Problem » Restate the full listing word for word and leave the pictures out.

---------- Given data ----------

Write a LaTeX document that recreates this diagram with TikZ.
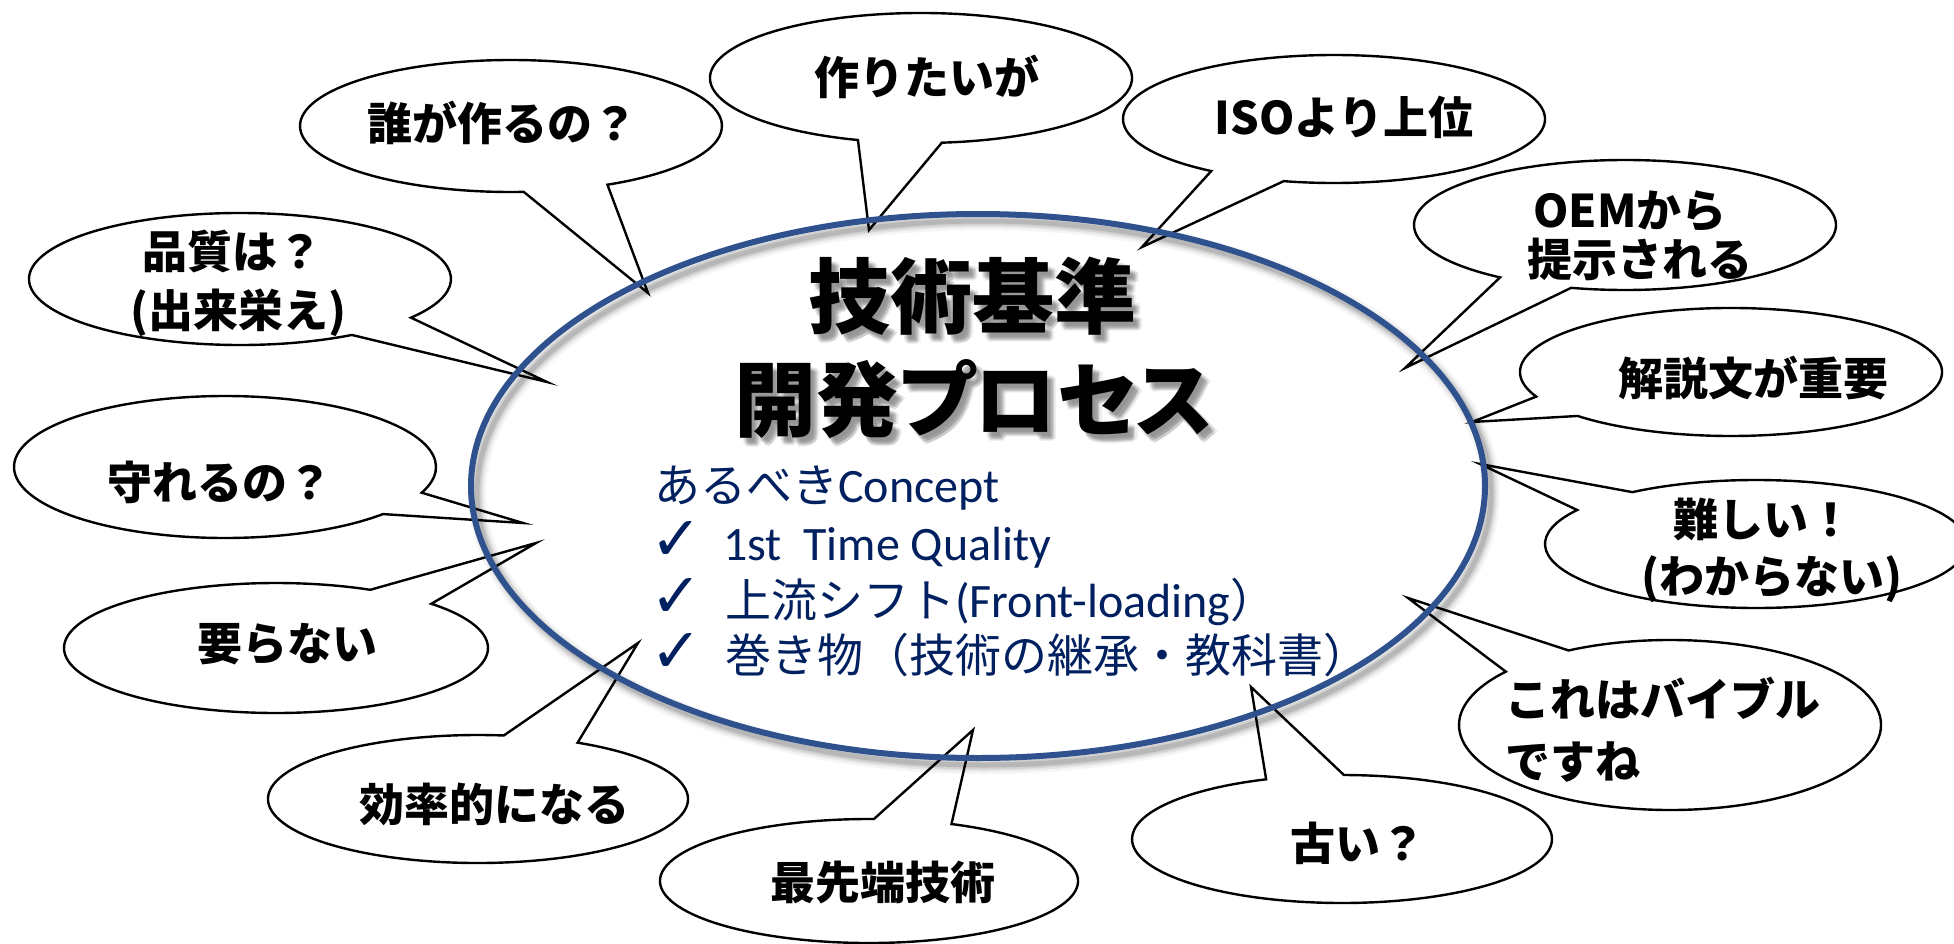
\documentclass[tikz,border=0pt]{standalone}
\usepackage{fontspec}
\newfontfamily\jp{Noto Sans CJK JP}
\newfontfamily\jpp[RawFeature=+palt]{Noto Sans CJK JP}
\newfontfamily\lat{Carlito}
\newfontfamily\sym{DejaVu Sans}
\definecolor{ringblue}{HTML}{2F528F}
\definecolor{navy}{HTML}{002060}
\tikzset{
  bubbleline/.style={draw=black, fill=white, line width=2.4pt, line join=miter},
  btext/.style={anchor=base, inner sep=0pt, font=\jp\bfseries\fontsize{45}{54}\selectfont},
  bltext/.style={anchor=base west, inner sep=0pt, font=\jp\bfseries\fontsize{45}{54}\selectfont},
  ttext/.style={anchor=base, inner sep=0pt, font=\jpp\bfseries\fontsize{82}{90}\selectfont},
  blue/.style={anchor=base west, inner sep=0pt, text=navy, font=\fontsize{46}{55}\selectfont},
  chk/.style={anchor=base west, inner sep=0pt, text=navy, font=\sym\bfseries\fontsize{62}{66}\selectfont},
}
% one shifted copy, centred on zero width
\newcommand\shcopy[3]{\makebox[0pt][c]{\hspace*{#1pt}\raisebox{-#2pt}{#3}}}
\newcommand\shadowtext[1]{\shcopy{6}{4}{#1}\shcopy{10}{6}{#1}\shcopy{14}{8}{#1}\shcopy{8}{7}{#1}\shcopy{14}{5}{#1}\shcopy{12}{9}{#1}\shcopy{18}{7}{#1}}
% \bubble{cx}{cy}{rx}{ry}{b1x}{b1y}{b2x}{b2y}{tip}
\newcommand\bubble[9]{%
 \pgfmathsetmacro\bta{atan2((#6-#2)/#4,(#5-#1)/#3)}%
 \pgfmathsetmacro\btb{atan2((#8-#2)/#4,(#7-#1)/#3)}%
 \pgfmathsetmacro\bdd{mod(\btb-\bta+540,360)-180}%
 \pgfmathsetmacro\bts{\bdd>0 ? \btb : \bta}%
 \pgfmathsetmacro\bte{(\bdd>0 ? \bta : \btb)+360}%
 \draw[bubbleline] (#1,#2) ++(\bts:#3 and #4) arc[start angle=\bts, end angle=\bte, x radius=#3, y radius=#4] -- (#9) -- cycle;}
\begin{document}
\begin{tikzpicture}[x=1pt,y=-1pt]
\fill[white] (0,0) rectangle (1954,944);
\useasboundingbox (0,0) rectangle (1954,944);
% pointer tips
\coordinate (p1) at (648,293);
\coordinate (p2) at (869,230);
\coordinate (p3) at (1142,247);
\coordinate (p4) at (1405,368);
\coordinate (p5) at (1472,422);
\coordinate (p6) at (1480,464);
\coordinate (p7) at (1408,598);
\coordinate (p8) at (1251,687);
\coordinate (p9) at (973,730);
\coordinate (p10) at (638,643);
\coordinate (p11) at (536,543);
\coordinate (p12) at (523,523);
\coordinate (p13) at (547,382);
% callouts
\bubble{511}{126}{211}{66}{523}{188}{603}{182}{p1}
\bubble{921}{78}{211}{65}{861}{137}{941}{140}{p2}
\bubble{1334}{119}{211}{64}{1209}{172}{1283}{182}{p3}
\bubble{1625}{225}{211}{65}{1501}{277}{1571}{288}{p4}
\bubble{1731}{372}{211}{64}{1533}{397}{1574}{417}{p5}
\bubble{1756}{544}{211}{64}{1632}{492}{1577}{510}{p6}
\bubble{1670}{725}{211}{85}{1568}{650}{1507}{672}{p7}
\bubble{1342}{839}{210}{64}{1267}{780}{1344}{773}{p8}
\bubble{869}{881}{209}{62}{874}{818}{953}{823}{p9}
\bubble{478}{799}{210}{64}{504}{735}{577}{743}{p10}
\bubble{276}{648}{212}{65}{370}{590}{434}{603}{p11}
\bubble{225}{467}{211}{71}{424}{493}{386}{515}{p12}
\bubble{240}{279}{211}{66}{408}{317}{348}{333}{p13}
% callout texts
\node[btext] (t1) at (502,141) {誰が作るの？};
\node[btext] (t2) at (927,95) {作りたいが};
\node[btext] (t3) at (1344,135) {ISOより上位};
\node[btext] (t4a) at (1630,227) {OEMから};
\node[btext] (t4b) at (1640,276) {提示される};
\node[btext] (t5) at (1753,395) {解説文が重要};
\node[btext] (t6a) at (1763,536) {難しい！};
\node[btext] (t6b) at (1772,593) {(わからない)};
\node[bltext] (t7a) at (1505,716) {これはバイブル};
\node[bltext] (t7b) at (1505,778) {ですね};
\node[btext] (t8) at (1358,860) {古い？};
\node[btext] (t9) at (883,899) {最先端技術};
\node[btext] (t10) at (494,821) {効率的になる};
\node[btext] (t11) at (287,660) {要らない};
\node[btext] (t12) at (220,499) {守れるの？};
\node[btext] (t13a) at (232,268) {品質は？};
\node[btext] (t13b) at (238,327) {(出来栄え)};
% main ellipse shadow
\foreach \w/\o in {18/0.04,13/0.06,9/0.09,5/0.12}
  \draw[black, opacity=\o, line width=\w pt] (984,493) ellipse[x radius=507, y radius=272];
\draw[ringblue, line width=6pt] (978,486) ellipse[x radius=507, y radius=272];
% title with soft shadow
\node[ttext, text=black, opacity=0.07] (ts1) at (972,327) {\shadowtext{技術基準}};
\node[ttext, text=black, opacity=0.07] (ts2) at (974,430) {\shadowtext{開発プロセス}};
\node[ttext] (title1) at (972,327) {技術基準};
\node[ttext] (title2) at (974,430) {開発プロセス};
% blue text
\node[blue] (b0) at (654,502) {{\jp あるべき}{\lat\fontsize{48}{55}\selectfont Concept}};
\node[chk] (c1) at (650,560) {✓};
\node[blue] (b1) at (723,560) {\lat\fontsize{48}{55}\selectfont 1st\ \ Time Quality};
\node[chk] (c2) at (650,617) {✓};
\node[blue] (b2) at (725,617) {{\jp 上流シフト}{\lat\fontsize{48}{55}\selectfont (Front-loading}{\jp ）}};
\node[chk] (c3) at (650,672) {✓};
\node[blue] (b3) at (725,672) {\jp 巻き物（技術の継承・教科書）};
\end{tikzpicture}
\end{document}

----------

Solution for this exercise »
Write a LaTeX document that recreates this diagram with TikZ.
\documentclass[tikz,border=0pt]{standalone}
\usepackage{fontspec}
\newfontfamily\jp{Noto Sans CJK JP}
\newfontfamily\jpp[RawFeature=+palt]{Noto Sans CJK JP}
\newfontfamily\lat{Carlito}
\newfontfamily\sym{DejaVu Sans}
\definecolor{ringblue}{HTML}{2F528F}
\definecolor{navy}{HTML}{002060}
\tikzset{
  bubbleline/.style={draw=black, fill=white, line width=2.4pt, line join=miter},
  btext/.style={anchor=base, inner sep=0pt, font=\jp\bfseries\fontsize{45}{54}\selectfont},
  bltext/.style={anchor=base west, inner sep=0pt, font=\jp\bfseries\fontsize{45}{54}\selectfont},
  ttext/.style={anchor=base, inner sep=0pt, font=\jpp\bfseries\fontsize{82}{90}\selectfont},
  blue/.style={anchor=base west, inner sep=0pt, text=navy, font=\fontsize{46}{55}\selectfont},
  chk/.style={anchor=base west, inner sep=0pt, text=navy, font=\sym\bfseries\fontsize{62}{66}\selectfont},
}
% one shifted copy, centred on zero width
\newcommand\shcopy[3]{\makebox[0pt][c]{\hspace*{#1pt}\raisebox{-#2pt}{#3}}}
\newcommand\shadowtext[1]{\shcopy{6}{4}{#1}\shcopy{10}{6}{#1}\shcopy{14}{8}{#1}\shcopy{8}{7}{#1}\shcopy{14}{5}{#1}\shcopy{12}{9}{#1}\shcopy{18}{7}{#1}}
% \bubble{cx}{cy}{rx}{ry}{b1x}{b1y}{b2x}{b2y}{tip}
\newcommand\bubble[9]{%
 \pgfmathsetmacro\bta{atan2((#6-#2)/#4,(#5-#1)/#3)}%
 \pgfmathsetmacro\btb{atan2((#8-#2)/#4,(#7-#1)/#3)}%
 \pgfmathsetmacro\bdd{mod(\btb-\bta+540,360)-180}%
 \pgfmathsetmacro\bts{\bdd>0 ? \btb : \bta}%
 \pgfmathsetmacro\bte{(\bdd>0 ? \bta : \btb)+360}%
 \draw[bubbleline] (#1,#2) ++(\bts:#3 and #4) arc[start angle=\bts, end angle=\bte, x radius=#3, y radius=#4] -- (#9) -- cycle;}
\begin{document}
\begin{tikzpicture}[x=1pt,y=-1pt]
\fill[white] (0,0) rectangle (1954,944);
\useasboundingbox (0,0) rectangle (1954,944);
% pointer tips
\coordinate (p1) at (648,293);
\coordinate (p2) at (869,230);
\coordinate (p3) at (1142,247);
\coordinate (p4) at (1405,368);
\coordinate (p5) at (1472,422);
\coordinate (p6) at (1480,464);
\coordinate (p7) at (1408,598);
\coordinate (p8) at (1251,687);
\coordinate (p9) at (973,730);
\coordinate (p10) at (638,643);
\coordinate (p11) at (536,543);
\coordinate (p12) at (523,523);
\coordinate (p13) at (547,382);
% callouts
\bubble{511}{126}{211}{66}{523}{188}{603}{182}{p1}
\bubble{921}{78}{211}{65}{861}{137}{941}{140}{p2}
\bubble{1334}{119}{211}{64}{1209}{172}{1283}{182}{p3}
\bubble{1625}{225}{211}{65}{1501}{277}{1571}{288}{p4}
\bubble{1731}{372}{211}{64}{1533}{397}{1574}{417}{p5}
\bubble{1756}{544}{211}{64}{1632}{492}{1577}{510}{p6}
\bubble{1670}{725}{211}{85}{1568}{650}{1507}{672}{p7}
\bubble{1342}{839}{210}{64}{1267}{780}{1344}{773}{p8}
\bubble{869}{881}{209}{62}{874}{818}{953}{823}{p9}
\bubble{478}{799}{210}{64}{504}{735}{577}{743}{p10}
\bubble{276}{648}{212}{65}{370}{590}{434}{603}{p11}
\bubble{225}{467}{211}{71}{424}{493}{386}{515}{p12}
\bubble{240}{279}{211}{66}{408}{317}{348}{333}{p13}
% callout texts
\node[btext] (t1) at (502,141) {誰が作るの？};
\node[btext] (t2) at (927,95) {作りたいが};
\node[btext] (t3) at (1344,135) {ISOより上位};
\node[btext] (t4a) at (1630,227) {OEMから};
\node[btext] (t4b) at (1640,276) {提示される};
\node[btext] (t5) at (1753,395) {解説文が重要};
\node[btext] (t6a) at (1763,536) {難しい！};
\node[btext] (t6b) at (1772,593) {(わからない)};
\node[bltext] (t7a) at (1505,716) {これはバイブル};
\node[bltext] (t7b) at (1505,778) {ですね};
\node[btext] (t8) at (1358,860) {古い？};
\node[btext] (t9) at (883,899) {最先端技術};
\node[btext] (t10) at (494,821) {効率的になる};
\node[btext] (t11) at (287,660) {要らない};
\node[btext] (t12) at (220,499) {守れるの？};
\node[btext] (t13a) at (232,268) {品質は？};
\node[btext] (t13b) at (238,327) {(出来栄え)};
% main ellipse shadow
\foreach \w/\o in {18/0.04,13/0.06,9/0.09,5/0.12}
  \draw[black, opacity=\o, line width=\w pt] (984,493) ellipse[x radius=507, y radius=272];
\draw[ringblue, line width=6pt] (978,486) ellipse[x radius=507, y radius=272];
% title with soft shadow
\node[ttext, text=black, opacity=0.07] (ts1) at (972,327) {\shadowtext{技術基準}};
\node[ttext, text=black, opacity=0.07] (ts2) at (974,430) {\shadowtext{開発プロセス}};
\node[ttext] (title1) at (972,327) {技術基準};
\node[ttext] (title2) at (974,430) {開発プロセス};
% blue text
\node[blue] (b0) at (654,502) {{\jp あるべき}{\lat\fontsize{48}{55}\selectfont Concept}};
\node[chk] (c1) at (650,560) {✓};
\node[blue] (b1) at (723,560) {\lat\fontsize{48}{55}\selectfont 1st\ \ Time Quality};
\node[chk] (c2) at (650,617) {✓};
\node[blue] (b2) at (725,617) {{\jp 上流シフト}{\lat\fontsize{48}{55}\selectfont (Front-loading}{\jp ）}};
\node[chk] (c3) at (650,672) {✓};
\node[blue] (b3) at (725,672) {\jp 巻き物（技術の継承・教科書）};
\end{tikzpicture}
\end{document}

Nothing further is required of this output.